Du frais et du « fait maison »
« Entre nous il y a une très bonne ambiance, tout le monde est là pour aider l’autre. Si quelqu’un a un petit malaise, on ne le laisse jamais seul », explique Eric. Ne pouvant travailler que trois heures par jour en raison de son handicap, Pierre Maly lui a proposé un contrat particulier : « Il vient le matin de 8h à 11h et s’occupe de la mise en place : il prépare le foie gras, le chutney… »
Car l’établissement se targue de ne proposer que du frais et du « fait maison » : « On fume nous-même le saumon et l’esturgeon », raconte le chef de l’établissement. Pareil pour la pâte à tarte, confectionnée sur place. En cuisine, un hachoir réfrigéré permet aux cuistots de préparer la viande eux-mêmes. « Et tous les jours, on propose une suggestion en entrée, en plat et en dessert selon les arrivages ».

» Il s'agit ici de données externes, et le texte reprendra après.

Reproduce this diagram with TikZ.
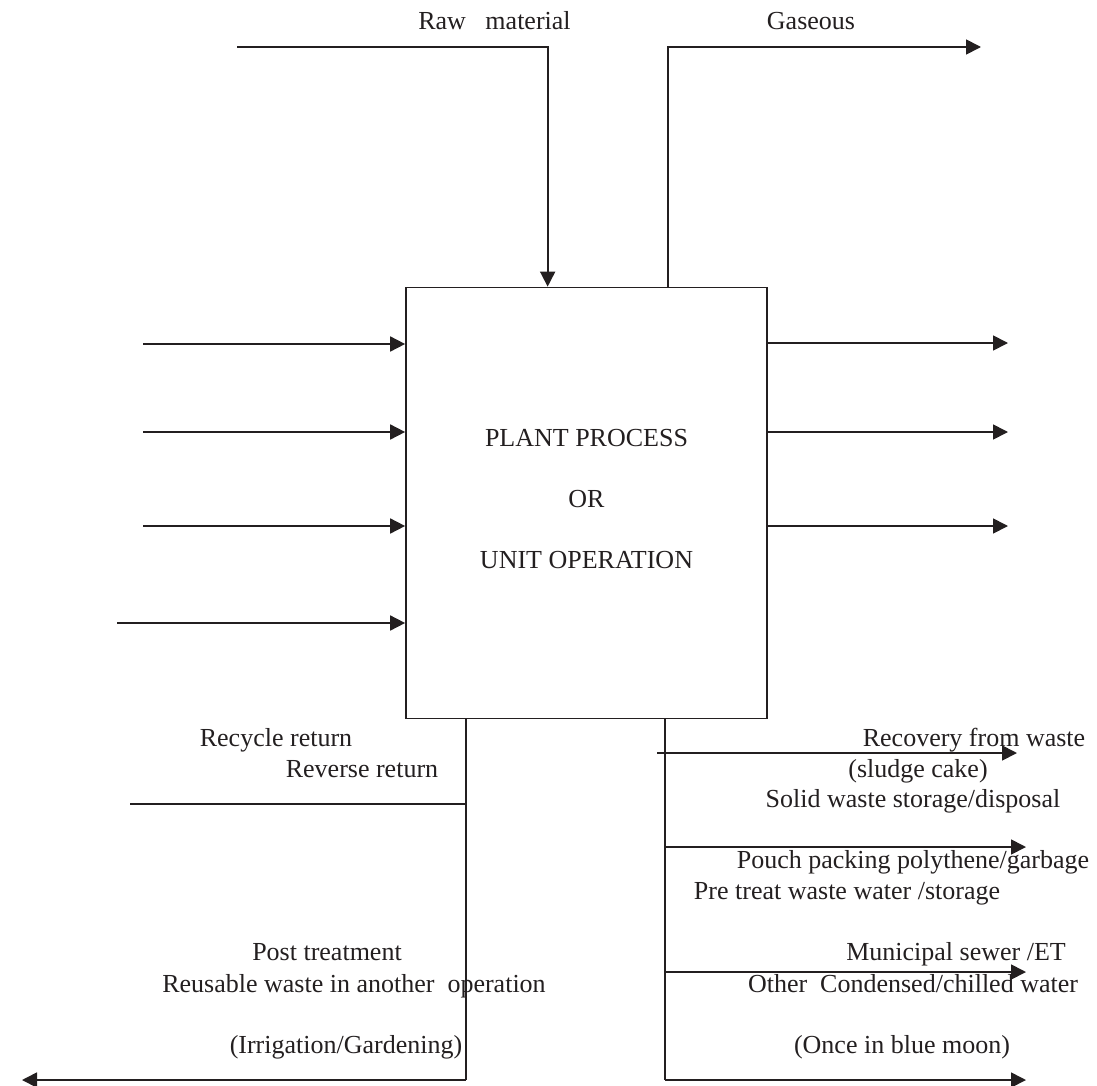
\documentclass[tikz,border=0pt]{standalone}
\usepackage{fontspec}
\setmainfont{Liberation Serif}
\usetikzlibrary{calc}
\usetikzlibrary{positioning}
\usetikzlibrary{arrows.meta}
\definecolor{ink}{HTML}{231F20}
\tikzset{every picture/.style={/utils/exec={\fontsize{13}{15}\selectfont}}}
\tikzset{
  flow/.style={draw=ink, line width=0.85pt, -{Triangle[length=7.5pt,width=7.5pt]}},
  pipe/.style={draw=ink, line width=0.85pt},
  lbl/.style={anchor=base, inner sep=0pt, text=ink},
}

\begin{document}
\begin{tikzpicture}[x=0.5pt, y=-0.5pt]
  \useasboundingbox (0,0) rectangle (1097,1086);

  \node [pipe, minimum width=180.5pt, minimum height=215.5pt, inner sep=0pt] (plant) at (586.5,503) {};
  \node [lbl] (plantl1) at (586.5,446) {PLANT PROCESS};
  \node [lbl] (plantl2) at (586.5,507) {OR};
  \node [lbl] (plantl3) at (586.5,568) {UNIT OPERATION};

  % raw material in, gaseous out
  \coordinate (rawstart) at (237,47);
  \coordinate (rawin) at ($(plant.north west)+(142.5,0)$);
  \draw [flow] (rawstart) -| (rawin);
  \node [lbl] (raw) at (494.5,30) {Raw\ \ \ material};

  \coordinate (gasstart) at ($(plant.north west)+(262.5,0)$);
  \coordinate (gasout) at (981,47);
  \draw [flow] (gasstart) |- (gasout);
  \node [lbl] (gas) at (811,30) {Gaseous};

  % side streams
  \foreach \y/\x [count=\i] in {344/143, 432/143, 526/143, 623/117} {
    \coordinate (in\i) at (\x,\y);
    \draw [flow] (in\i) -- (in\i -| plant.west);
  }
  \foreach \y [count=\i] in {343, 432, 526} {
    \coordinate (out\i) at (1008,\y);
    \draw [flow] (out\i -| plant.east) -- (out\i);
  }

  % return line
  \coordinate (rettop) at ($(plant.south west)+(60.5,0)$);
  \coordinate (retbot) at (rettop |- 0,1080);
  \draw [pipe] (rettop) -- (retbot);
  \coordinate (recyclestart) at (130,804);
  \draw [pipe] (recyclestart) -- (recyclestart -| rettop);
  \coordinate (gardenend) at (22,1080);
  \draw [flow] (retbot) -- (gardenend);

  \node [lbl] (recycle) at (276,746) {Recycle return};
  \node [lbl] (reverse) at (362,777) {Reverse return};
  \node [lbl] (post) at (327,960) {Post treatment};
  \node [lbl] (reuse) at (354,992) {Reusable waste in another\ \ operation};
  \node [lbl] (garden) at (346,1053) {(Irrigation/Gardening)};

  % waste streams
  \coordinate (wastetop) at ($(plant.south west)+(259.5,0)$);
  \coordinate (wastebot) at (wastetop |- 0,1080);
  \draw [pipe] (wastetop) -- (wastebot);
  \coordinate (recstart) at (657,753);
  \coordinate (recend) at (1017,753);
  \draw [flow] (recstart) -- (recend);
  \foreach \y [count=\i] in {847, 972, 1080} {
    \coordinate (waste\i) at (1026,\y);
    \draw [flow] (waste\i -| wastetop) -- (waste\i);
  }

  \node [lbl] (recovery) at (974,746) {Recovery from waste};
  \node [lbl] (sludge) at (918,777) {(sludge cake)};
  \node [lbl] (solid) at (913,807) {Solid waste storage/disposal};
  \node [lbl] (pouch) at (913,868) {Pouch packing polythene/garbage};
  \node [lbl] (pretreat) at (847,899) {Pre treat waste water /storage};
  \node [lbl] (sewer) at (956,960) {Municipal sewer /ET};
  \node [lbl] (other) at (913,992) {Other\ \ Condensed/chilled water};
  \node [lbl] (bluemoon) at (902,1053) {(Once in blue moon)};

\end{tikzpicture}
\end{document}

Pour Pierre Maly, le fait que ses employés ne soient pas ou peu qualifiés en restauration n’est pas un bémol, au contraire : « Ils compensent avec une immense motivation ». Le restaurateur se souvient avec émotion du jour où, après avoir travaillé en étroite collaboration avec plusieurs acteurs de l’emploi, il a annoncé à 17 d’entre eux qu’ils étaient embauchés : « Beaucoup avaient les larmes aux yeux. Pour certains cela faisait des mois voire des années qu’ils ne trouvaient pas de travail ».